February is in the rearview, and despite a significant drop in the number of submissions sent, it was a pretty good month. I broke the longest rejections streak of my career at 27, so that alone makes February a-okay in my book.
February 2018 Report Card
- Submissions Sent: 5
- Rejections: 7
- Acceptances: 1
- Publications: 0
I sent only a quarter of the submissions I sent in January, but I’m still on pace to hit 100 submissions for the year, with an average of 12.5 per month for the first two months. The main culprits for the lower submission count are a lack of new stories and some markets taking a little longer than usual to get back to me (keeping me from submitting the story elsewhere). Both of those factors should change in March.
A fair amount of rejections this month, mostly from older submissions sent in January.
- Standard Form Rejection: 7
- Upper-Tier Form Rejection: 0
- Personal Rejections: 0
All the rejections I received were garden-variety form rejections, but I’ll show you a couple just because I think they contain some solid advice.
Highlight Rejection 1: Sent 1/31/2017; Rejected 2/5/2018
We appreciate you taking the time to send us your story, [story title]. After careful consideration we’ve decided to pass on this story. There are many reasons a story is not accepted, most of which are subjective in nature, so don’t let our denial deter your from sending your story to other publications. We wish you the best of luck on finding a publication for this story.

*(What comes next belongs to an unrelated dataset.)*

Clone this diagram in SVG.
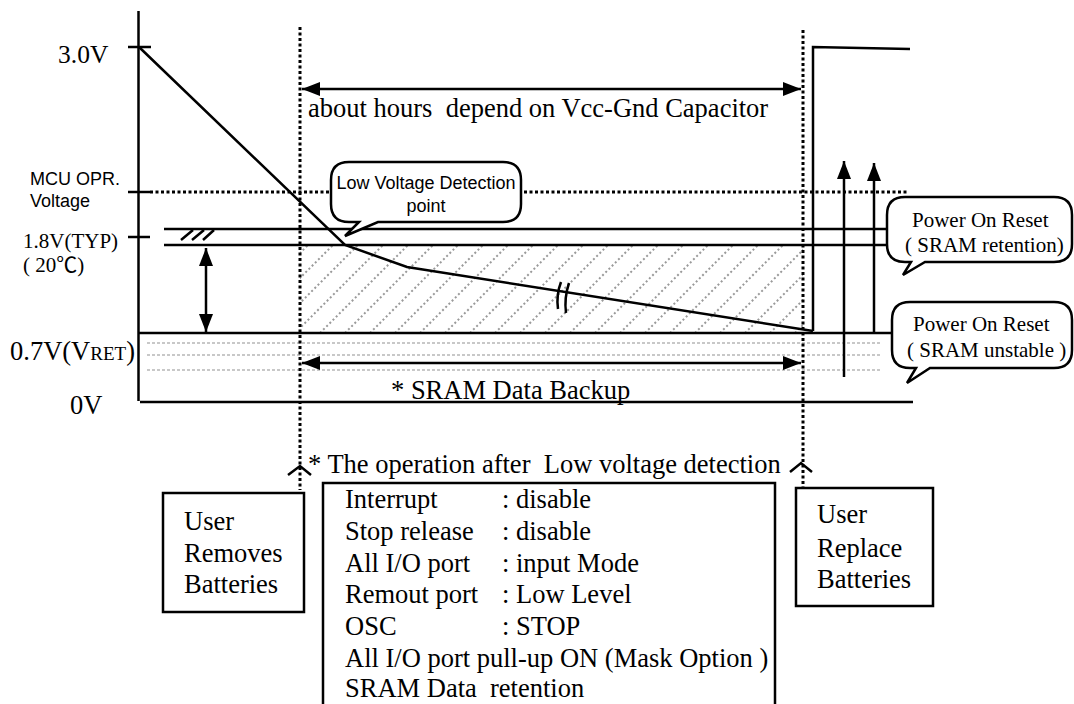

This is a standard form rejection from a new pro-paying market. I like this rejection because it mentions the subjective nature of getting a story published. Good stories are rejected all the time for all kinds of reasons. The editor’s reminder not to let that deter you from sending the story elsewhere is good advice and appreciated, even in a form letter.
Highlight Rejection 2: Sent 1/25/2018; Rejected 2/9/2018
Thank you for submitting your story, [story title], to [publisher]. Unfortunately, we have decided not to publish it. To date, we have reviewed many strong stories that we did not take. Either the fit was wrong or we’d just taken tales with a similar theme or any of a half dozen other reasons.
Best success selling this story elsewhere.
You’ve certainly seen this rejection on my blog before (I’ll crack this market one of these days), but I’m including it here because of this sentence: To date, we have reviewed many strong stories that we did not take. I don’t believe this is a hollow platitude, and, as the letter says, I’m sure this publisher has turned down strong stories for fit or similar themes or many other reasons.
I’ve published four stories this market rejected, and I don’t bring that up because this market was wrong for rejecting my work (they were right to do so for the reasons they listed and probably a few they didn’t). I bring it up to demonstrate those stories were simply a better fit for another market, and continuing to submit them was the right move. So, when you get a rejection, don’t jump to “I wrote a bad story.” Instead, remember, “To date, we have reviewed many strong stories that we did not take.”
Stop the presses; I get to talk about an acceptance this month. 🙂
Acceptance: Sent 1/4/2018; Rejected 2/20/2018
Thanks for your submission, [story title]. I’m happy to say that I’ve acquired it for [publisher] [themed] issue!
There’s more to this letter, of course, but it’s all the usual stuff about contracts and edits and whatnot. I’ll announce the market and the story soon. This will be my second publication with this market, and I’m thrilled to add another repeat customer to my resume.
That’s it for my February. How was your month?